I started coloring again. Trying new recipes. Creating for joy, not for content.
In the studio, I turn on my playlist (you can listen here) and just create. No agenda, no “I should post this later.”
My creativity came back. My peace followed.
A Gentle Challenge for You
If you’ve been feeling drained, distracted, or like your time is constantly slipping away, I get it.
We can’t buy more time, but we can choose how we spend it.
So here’s my challenge for you.
Tonight, put your phone in another room or on Do Not Disturb for an hour.
Be fully present with the people around you.
Tomorrow, take a look at your cup.
What’s filling it?
What’s quietly emptying it?
And what could you release, even just for a week, to make space for more peace?
You might just find, like I did, that you don’t miss it.
Not even a little.
This was only the beginning for me.
More changes are coming, but this one has already reshaped everything.

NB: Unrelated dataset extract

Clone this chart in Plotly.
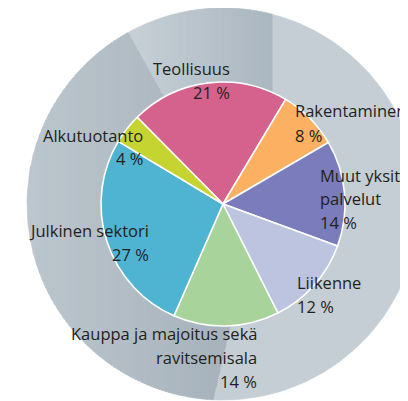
import numpy as np
import plotly.graph_objects as go

# ---------------- data ----------------
categories = ["Teollisuus", "Rakentaminen", "Muut yksityiset palvelut", "Liikenne",
              "Kauppa ja majoitus sekä ravitsemisala", "Julkinen sektori", "Alkutuotanto"]
values = [21, 8, 14, 12, 14, 27, 4]
colors = ["#d4628c", "#fbb161", "#7a7cbb", "#bcc4e0", "#a8d49c", "#4fb3d2", "#c6d431"]
# label lines (name lines) per category
label_lines = [["Teollisuus"], ["Rakentaminen"], ["Muut yksityiset", "palvelut"], ["Liikenne"],
               ["Kauppa ja majoitus sekä", "ravitsemisala"], ["Julkinen sektori"], ["Alkutuotanto"]]

# ---------------- layout constants (window pixels) ----------------
OFF = 8                     # page body margin
W, H = 408 - OFF, 401 - OFF  # figure size
CX, CY = 223 - OFF, 204 - OFF   # pie centre in figure pixels
R_PIE = 122
R_RING = 196
LINE_H = 24
FONT = "Open Sans"
FONT_SIZE = 16.5
PAD = 3   # annotation inner padding compensation
# label anchor in window pixels: (glyph edge x, y of first line centre, xanchor)
label_pos = [(229, 68, "right"), (296, 111, "left"), (321, 175, "left"), (298, 282, "left"),
             (256, 333, "right"), (148, 230, "right"), (142, 135, "right")]

fig = go.Figure()

# ---------------- decorative gray ring (behind the pie) ----------------
def pt(a, r=R_RING):
    a = np.radians(a)
    return CX + r * np.sin(a), CY - r * np.cos(a)

def arc(a0, a1, n=80):
    aa = np.linspace(a0, a1, n)
    return [pt(a) for a in aa]

def clip(poly, xa, keep_greater):
    out = []
    n = len(poly)
    for i in range(n):
        p, q = poly[i], poly[(i + 1) % n]
        pin = (p[0] >= xa) if keep_greater else (p[0] <= xa)
        qin = (q[0] >= xa) if keep_greater else (q[0] <= xa)
        if pin:
            out.append(p)
        if pin != qin:
            t = (xa - p[0]) / (q[0] - p[0])
            out.append((xa, p[1] + t * (q[1] - p[1])))
    return out

def hex2rgb(h):
    return np.array([int(h[i:i + 2], 16) for i in (1, 3, 5)], float)

def add_poly(poly, color):
    xs = [p[0] for p in poly] + [poly[0][0]]
    ys = [p[1] for p in poly] + [poly[0][1]]
    fig.add_trace(go.Scatter(x=xs, y=ys, mode="lines", fill="toself", fillcolor=color,
                             line=dict(width=0.6, color=color), hoverinfo="skip", showlegend=False))

def add_gradient(poly, x0, c0, x1, c1, step=3):
    xmin = min(p[0] for p in poly); xmax = max(p[0] for p in poly)
    a, b = hex2rgb(c0), hex2rgb(c1)
    xs = np.arange(np.floor(xmin), xmax, step)
    for xa in xs:
        piece = clip(clip(poly, xa, True), xa + step + 0.8, False)
        if len(piece) < 3:
            continue
        t = np.clip((xa + step / 2 - x0) / (x1 - x0), 0, 1)
        c = a + t * (b - a)
        add_poly(piece, "rgb(%d,%d,%d)" % tuple(np.round(c)))

# boundary geometry (window pixels converted to figure pixels)
a_top_left = -29.0
xv = 272.0 - OFF
a_vert = np.degrees(np.arcsin((xv - CX) / R_RING))
p1, p2 = np.array([227.0 - OFF, 340.0 - OFF]), np.array([213.0 - OFF, 400.0 - OFF])
d = p2 - p1
c0 = np.array([CX, CY], float)
A = d @ d; Bq = 2 * d @ (p1 - c0); Cq = (p1 - c0) @ (p1 - c0) - R_RING ** 2
tt = (-Bq + np.sqrt(Bq ** 2 - 4 * A * Cq)) / (2 * A)
pb = p1 + tt * d
a_bot = np.degrees(np.arctan2(pb[0] - CX, -(pb[1] - CY))) % 360
pin_line = tuple(p1 + (CY + 96 - p1[1]) / d[1] * d)

right_poly = [(xv, CY)] + arc(a_vert, a_bot) + [pin_line, (CX, CY)]
add_poly(right_poly, "#c5ced5")
top_poly = [(CX, CY)] + arc(a_top_left, a_vert) + [(xv, CY)]
add_gradient(top_poly, 135 - OFF, "#c6cfd6", 270 - OFF, "#abb7c0")
left_poly = [(CX, CY), pin_line] + arc(a_bot, 360 + a_top_left)
add_gradient(left_poly, 30 - OFF, "#bcc6cd", 215 - OFF, "#a8b4bd")

# ---------------- pie ----------------
start = -44.7
fig.add_trace(go.Pie(
    labels=categories, values=values, sort=False, direction="clockwise",
    rotation=start, marker=dict(colors=colors, line=dict(color="white", width=1.6)),
    textinfo="none", hoverinfo="label+value", showlegend=False,
    domain=dict(x=[(CX - R_PIE) / W, (CX + R_PIE) / W],
                y=[1 - (CY + R_PIE) / H, 1 - (CY - R_PIE) / H]),
))

# ---------------- labels ----------------
for lines, v, (lx, ly, anc) in zip(label_lines, values, label_pos):
    all_lines = lines + [f"{v} %"]
    ax = lx - OFF + (PAD if anc == "right" else -PAD)
    for i, txt in enumerate(all_lines):
        fig.add_annotation(x=ax / W, y=1 - (ly - OFF + i * LINE_H) / H,
                           xref="paper", yref="paper",
                           text=txt, showarrow=False, xanchor=anc, yanchor="middle",
                           align=anc, font=dict(family=FONT, size=FONT_SIZE, color="#231f20"))

fig.update_layout(
    width=W, height=H, margin=dict(l=0, r=0, t=0, b=0),
    paper_bgcolor="white", plot_bgcolor="rgba(0,0,0,0)",
    xaxis=dict(range=[0, W], visible=False, fixedrange=True),
    yaxis=dict(range=[H, 0], visible=False, fixedrange=True),
    showlegend=False,
)
fig.write_html("out.html")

Here’s to slower mornings, fuller hearts, and seriously dumb phones.
💛
Chelsea



Kudos to you! So proud of you for not only taking this huge step but also putting it out there about the benefits of disconnecting! I did it a couple of years ago and while it was hard to “delete” it was harder to wait the period of time it takes until it is actually erased because the temptation is there to just push it again to see if it is gone but if you haven’t waited the full time, FB charges it right back up for you! And then you have to start all over again to erase your footprint. So healthy! While I have slowed down my purchases it is because I have a rather large collection of HF bracelets etc. so keep on creating and I will continue to check in to see if there is anything new in your shop! I have followed you for some time and really admire and respect how you live your life. I was there when your dear Sterling began his journey with diabetes. I hope he is doing well! God bless HF and your family!